● DATA SHOWN
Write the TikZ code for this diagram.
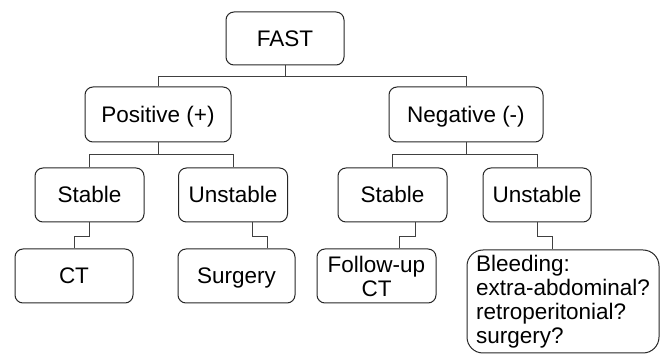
\documentclass[tikz,border=0pt]{standalone}
\usepackage{fontspec}
\setmainfont{Liberation Sans}
\usetikzlibrary{calc}

\begin{document}
\begin{tikzpicture}[x=1pt, y=-1pt,
		box/.style={draw=black!85, line width=1pt, rounded corners=8pt, minimum height=54pt, inner sep=0pt, align=center, font=\fontsize{22.5}{24}\selectfont},
		single/.style={box, text height=16pt, text depth=0pt},
		link/.style={draw=black!75, line width=1pt}]
				\useasboundingbox (0,0) rectangle (665,355);
				\node[single, minimum width=118pt, minimum height=53pt] (fast) at (285,38.5) {FAST};
				\node[single, minimum width=146pt, minimum height=55pt] (pos) at (158,114.5) {Positive (+)};
				\node[single, minimum width=154pt, minimum height=55pt] (neg) at (466,114.5) {Negative (-)};
				\node[single, minimum width=109pt] (st1) at (89.5,195) {Stable};
				\node[single, minimum width=109pt] (us1) at (233,195) {Unstable};
				\node[single, minimum width=109pt] (st2) at (392.5,195) {Stable};
				\node[single, minimum width=108pt] (us2) at (537,195) {Unstable};
				\node[single, minimum width=118pt] (ct) at (74,276) {CT};
				\node[single, minimum width=117pt] (surg) at (236.5,276) {Surgery};
				\node[box, minimum width=119pt] (fup) at (376.5,276) {Follow-up\\CT};
				\node[box, align=left, rounded corners=16pt, minimum width=192pt, minimum height=103pt] (bleed) at (563,301.5) {Bleeding:\\extra-abdominal?\\retroperitonial?\\surgery?};
				\draw[link] (fast.south) -- ++(0,11) -| (pos.north);
				\draw[link] (fast.south) ++(0,11) -| (neg.north);
				\draw[link] (pos.south) -- ++(0,12.5) -| (st1.north);
				\draw[link] (pos.south) ++(0,12.5) -| (us1.north);
				\draw[link] (neg.south) -- ++(0,12.5) -| (st2.north);
				\draw[link] (neg.south) ++(0,12.5) -| (us2.north);
				\draw[link] (st1.south) -- ++(0,14.5) -| (ct.north);
				\draw[link] ([xshift=19pt]us1.south) -- ++(0,14.5) -| ([xshift=30.5pt]surg.north);
				\draw[link] ([xshift=22.5pt]st2.south) -- ++(0,14.5) -| ([xshift=22.5pt]fup.north);
				\draw[link] (us2.south) -- ++(0,14.5) -| ([xshift=-11pt]bleed.north);
		\end{tikzpicture}
\end{document}
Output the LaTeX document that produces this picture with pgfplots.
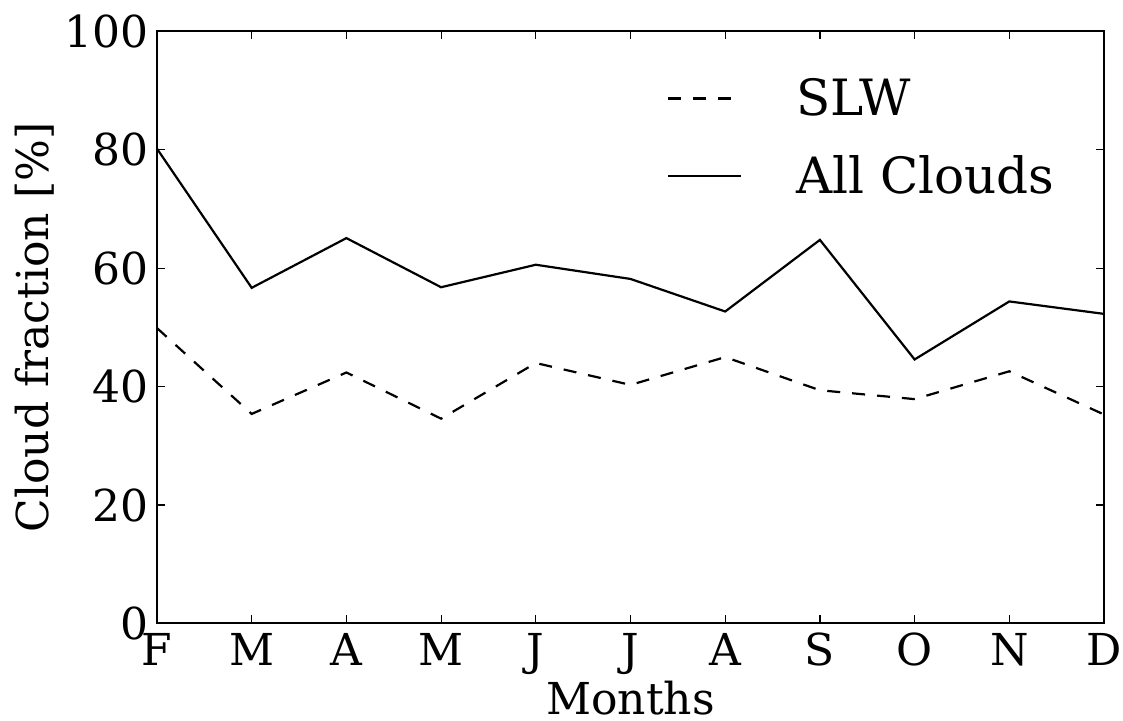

● WHAT NEEDS TO BE DONE
Look through the listing and extract every line with "this" in it.

● ANSWER TO THE PROBLEM
Write the TikZ code for this diagram.
Output the LaTeX document that produces this picture with pgfplots.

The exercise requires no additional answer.